熊玲:情变与不变的心理动力学

《话情》之三           如果情这东西,本质上就是一个魔鬼天使,那么情的易变性则是令人感觉漂

《话情》之三

    如果情这东西,本质上就是一个魔鬼天使,那么情的易变性则是令人感觉漂浮不安的魔幻,情的吸力则是令人感觉温馨迷恋的天使。在此,借电视剧《兄弟一场》来谈谈情感的变与不变的心理动力学。

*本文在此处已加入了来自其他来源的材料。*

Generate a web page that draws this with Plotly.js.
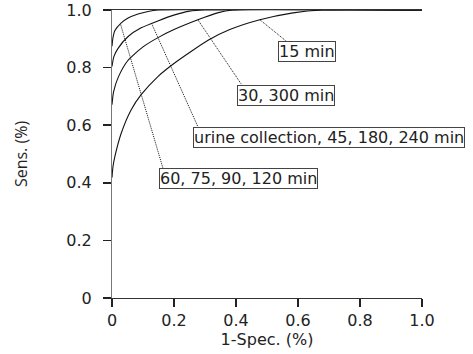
<!DOCTYPE html>
<html>
<head>
<meta charset="utf-8">
<script src="https://cdn.plot.ly/plotly-3.0.1.min.js"></script>
<style>html,body{margin:0;padding:0;background:#fff;}#chart{width:473px;height:354px;}</style>
</head>
<body>
<div id="chart"></div>
<script>
// ROC curves (1-Spec. vs Sens.)
const curveNames = ["60, 75, 90, 120 min", "urine collection, 45, 180, 240 min", "30, 300 min", "15 min"];
const xA = [0, 0.003, 0.009, 0.030, 0.052, 0.084, 0.116, 0.15, 1.0];
const yA = [0.874, 0.903, 0.928, 0.955, 0.972, 0.986, 0.995, 1.0, 1.0];
const xB = [0, 0.006, 0.019, 0.052, 0.094, 0.148, 0.202, 0.25, 0.30, 1.0];
const yB = [0.804, 0.838, 0.866, 0.908, 0.938, 0.962, 0.983, 0.996, 1.0, 1.0];
const xC = [0, 0.005, 0.020, 0.050, 0.100, 0.150, 0.200, 0.277, 0.340, 0.390, 1.0];
const yC = [0.671, 0.716, 0.766, 0.823, 0.872, 0.905, 0.932, 0.966, 0.990, 1.0, 1.0];
const xD = [0, 0.003, 0.009, 0.030, 0.062, 0.094, 0.148, 0.202, 0.255, 0.310, 0.380, 0.477, 0.584, 0.680, 1.0];
const yD = [0.418, 0.455, 0.490, 0.573, 0.654, 0.706, 0.769, 0.816, 0.856, 0.895, 0.932, 0.966, 0.990, 1.0, 1.0];

// label boxes (top-left corner) and leader-line anchor points on the curves
const labelX = [0.151, 0.261, 0.403, 0.535];
const labelY = [0.452, 0.595, 0.741, 0.891];
const leaderFromX = [0.028, 0.127, 0.277, 0.477];
const leaderFromY = [0.949, 0.955, 0.966, 0.966];
const leaderToX = [0.164, 0.277, 0.418, 0.563];
const leaderToY = [0.452, 0.595, 0.741, 0.891];

const tickVals = [0, 0.2, 0.4, 0.6, 0.8, 1.0];
const tickText = ["0", "0.2", "0.4", "0.6", "0.8", "1.0"];

const xs = [xA, xB, xC, xD];
const ys = [yA, yB, yC, yD];

const traces = [];
for (let i = 0; i < 4; i++) {
  traces.push({
    x: xs[i], y: ys[i], mode: 'lines', name: curveNames[i],
    line: {color: '#111', width: 1.1, shape: 'spline', smoothing: 0.6},
    hoverinfo: 'skip', cliponaxis: false
  });
}
for (let i = 0; i < 4; i++) {
  traces.push({
    x: [leaderFromX[i], leaderToX[i]], y: [leaderFromY[i], leaderToY[i]],
    mode: 'lines', line: {color: '#111', width: 1, dash: '1px,1px'},
    hoverinfo: 'skip', showlegend: false
  });
}

const annotations = curveNames.map((t, i) => ({
  x: labelX[i], y: labelY[i], xref: 'x', yref: 'y', text: t,
  xanchor: 'left', yanchor: 'top', showarrow: false,
  font: {family: 'DejaVu Sans', size: 16, color: '#222'},
  bgcolor: '#fff', bordercolor: '#444', borderwidth: 1, borderpad: 0
}));

const layout = {
  width: 473, height: 354,
  margin: {l: 112, r: 51, t: 10, b: 56},
  paper_bgcolor: '#fff', plot_bgcolor: '#fff',
  showlegend: false,
  font: {family: 'DejaVu Sans', size: 16, color: '#222'},
  xaxis: {
    range: [0, 1], tickmode: 'array', tickvals: tickVals, ticktext: tickText,
    showgrid: false, zeroline: false, showline: true, linecolor: '#333', linewidth: 1,
    mirror: true, ticks: 'outside', ticklen: 8, tickwidth: 1.5, tickcolor: '#222',
    tickfont: {family: 'DejaVu Sans', size: 16, color: '#222'},
    title: {text: '1-Spec. (%)', font: {family: 'DejaVu Sans', size: 16, color: '#222'}, standoff: 4},
    fixedrange: true
  },
  yaxis: {
    range: [0, 1], tickmode: 'array', tickvals: tickVals, ticktext: tickText,
    showgrid: false, zeroline: false, showline: true, linecolor: '#777', linewidth: 1,
    ticks: 'outside', ticklen: 8, tickwidth: 1.5, tickcolor: '#222', ticklabelstandoff: 8,
    tickfont: {family: 'DejaVu Sans', size: 16, color: '#222'},
    title: {text: 'Sens. (%)', font: {family: 'Open Sans', size: 16, color: '#222'}, standoff: 34},
    fixedrange: true
  },
  annotations: annotations
};

Plotly.newPlot('chart', traces, layout, {displayModeBar: false, staticPlot: true});
</script>
</body>
</html>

   《兄弟一场》的故事概要:史进(周小斌饰演)和毕福林(刘威饰演)是从小的好兄弟,毕福林的父亲又是史进的师傅。毕福林负责的汽修厂频临倒闭,兄弟们各干各的。兄弟一伙,除杜胖子发财了,其余处在温饱线上。史进离厂开出租车时遇到困难,靠毕福林鼎力相助度过了难关。当史进得知毕福林为筹款30万而困,主动挑起了帮他筹款的重担。史进不问毕福林筹款干啥,只管一心为他筹到款。为此,他遭遇了:在有钱的朋友那里借不到钱,在没钱的朋友那里好不容易借到一点一点,搭上自家和父母的积蓄,为毕福林筹够了30万。不料,毕福林不顾兄弟之情、抛下妻儿和年迈有病的父亲,携款奔向他的情妇。在史进得知毕福林的不义行为后,他仍一如既往地帮着毕福林——借款,还款,照顾毕福林的住院的父亲,帮着毕福林辛苦的妻子和孩子。这一过程中,史进经历着与妻子喜梅(袁立饰演)的冲突与情感危机,与朋友的纷争与纠结。但故事的结局是大圆满:毕福林受到了应有的惩罚,也改过自新,史进义无反顾的重情重义感动了所有亲人朋友,化解了矛盾,也成功地挽救了频临倒闭的汽修厂。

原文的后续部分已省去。